I want my 'pro blog' to incorporate sex. sexuality, sexual abuse, growth, health etc. but that's not all i want it to be about. not by a long stretch.. soooo i am stuck.
*side note; i do not want it to be about my daughters feeding schedule.

i don't want the title to be dirty, stuck up, mother-goosey or that Susan sex ladylike or 'emo'.
i want it to attract, girls, boys, married couples, Christians and single mothers/fathers.
yes, i realize some advertising and twittering will be a must for this to occur.

any advice?

Friday, July 31, 2009

swimwear

I remember when the thing i wanted THE most was a red swimsuit with a zipper down the front.

oh the early 90's...

Friday, July 24, 2009

a slice of peace-ah

Tonight Ben had a buddy over to watch their secret addiction 'Deadwood' and he was wonderful and let me have a chance to go for a walk all on my own! (without the pea)
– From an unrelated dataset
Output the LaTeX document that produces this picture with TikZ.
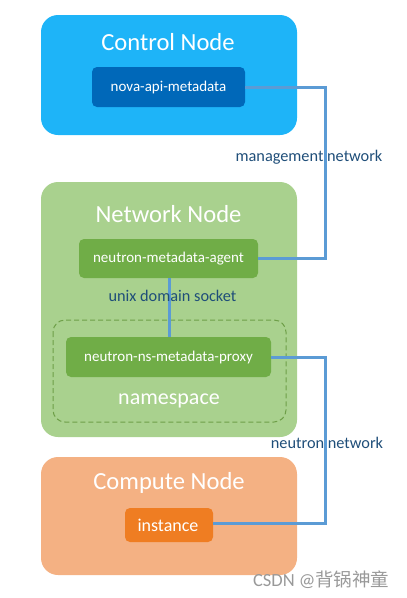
\documentclass[tikz,border=0pt]{standalone}
\usepackage{fontspec}
\setmainfont{Carlito}
\newfontfamily\cjk{Noto Sans CJK SC}
\definecolor{ctrlbg}{HTML}{1EB4F8}
\definecolor{ctrlin}{HTML}{0068B9}
\definecolor{netbg}{HTML}{A9D18E}
\definecolor{netin}{HTML}{70AD47}
\definecolor{nsdash}{HTML}{6E9F48}
\definecolor{compbg}{HTML}{F4B183}
\definecolor{compin}{HTML}{EF7D22}
\definecolor{linkc}{HTML}{5B9BD5}
\definecolor{lblc}{HTML}{1F4E79}
\tikzset{
  x=1pt, y=-1pt,
  hostbox/.style={rounded corners=17pt, draw=none},
  svcbox/.style={rounded corners=5pt, draw=none, text=white, font=\fontsize{15}{17}\selectfont},
  hosttitle/.style={text=white, font=\fontsize{24.6}{28}\selectfont},
  link/.style={draw=linkc, line width=3pt},
  lbl/.style={text=lblc, font=\fontsize{16.3}{18}\selectfont},
}
\begin{document}
\begin{tikzpicture}
\useasboundingbox (0,0) rectangle (407,598);
% Control node
\path[hostbox, fill=ctrlbg] (41,15) rectangle (297,135);
\node[hosttitle] (ctitle) at (168,42) {Control Node};
\path[svcbox, fill=ctrlin] (92,67) rectangle (245,107);
\node[svcbox] (nova) at (168.5,87) {nova-api-metadata};
\coordinate (novaR) at (245,87);
% Network node
\path[hostbox, fill=netbg] (41,182) rectangle (297,437);
\node[hosttitle] (ntitle) at (168.5,214) {Network Node};
\path[svcbox, fill=netin] (79,239) rectangle (258,278);
\node[svcbox] (agent) at (168.5,258.5) {neutron-metadata-agent};
\coordinate (agentR) at (258,258.5);
\coordinate (agentB) at (169,278);
\draw[nsdash, dash pattern=on 5pt off 3pt, line width=1pt, rounded corners=12pt] (53,320) rectangle (286,422);
\path[svcbox, fill=netin] (66,337) rectangle (271,377);
\node[svcbox] (proxy) at (168.5,357) {neutron-ns-metadata-proxy};
\coordinate (proxyR) at (271,357);
\coordinate (proxyT) at (169,337);
\node[text=white, font=\fontsize{22}{26}\selectfont] (ns) at (169,401) {namespace};
% Compute node
\path[hostbox, fill=compbg] (41,457) rectangle (297,575);
\node[hosttitle] (ptitle) at (169,483) {Compute Node};
\path[svcbox, fill=compin] (125,508) rectangle (213,542);
\node[svcbox, font=\fontsize{18}{20}\selectfont] (inst) at (168,525) {instance};
\coordinate (instR) at (213,523);
% links
\coordinate (m1) at (325,87);
\coordinate (m2) at (325,258.5);
\draw[link] (novaR) -- (m1) -- (m2) -- (agentR);
\draw[link] (agentB) -- (proxyT);
\coordinate (n1) at (325,357);
\coordinate (n2) at (325,523);
\draw[link] (proxyR) -- (n1) -- (n2) -- (instR);
% labels
\node[lbl] (mgmt) at (309,157) {management network};
\node[lbl] (uds) at (172.5,296) {unix domain socket};
\node[lbl] (neut) at (327,443) {neutron network};
% watermark
\node[text=black!40, font=\fontsize{18.5}{20}\selectfont, anchor=east] (wm) at (393,580) {CSDN @{\cjk 背锅神童}};
\end{tikzpicture}
\end{document}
I didnt know what exactly to do with myself at first, but then I headed for the beach.
i found I wasnt alone in that plan and stumbled upon a group of "herb" using hippies. so I ventured on.

The sun was setting so i sat down on the grass in a little park near the water and started to pray.
I became aware of more and more sounds and voices around me as the time went on. And looking around I saw what was probably about 12 couples all snuggled up on picnic blankets takin in the sunset with their loved ones in their arms.

When I get angsty and pent up feeling about my location.. being here in Vancouver with sparse friends and zero family, I think its wise for me to go watch the sunset.
Ben chose the perfect place for me. for us. and I am so proud to be a part of his life and his future,
and that means that my future (for the meantime anywho) is right here.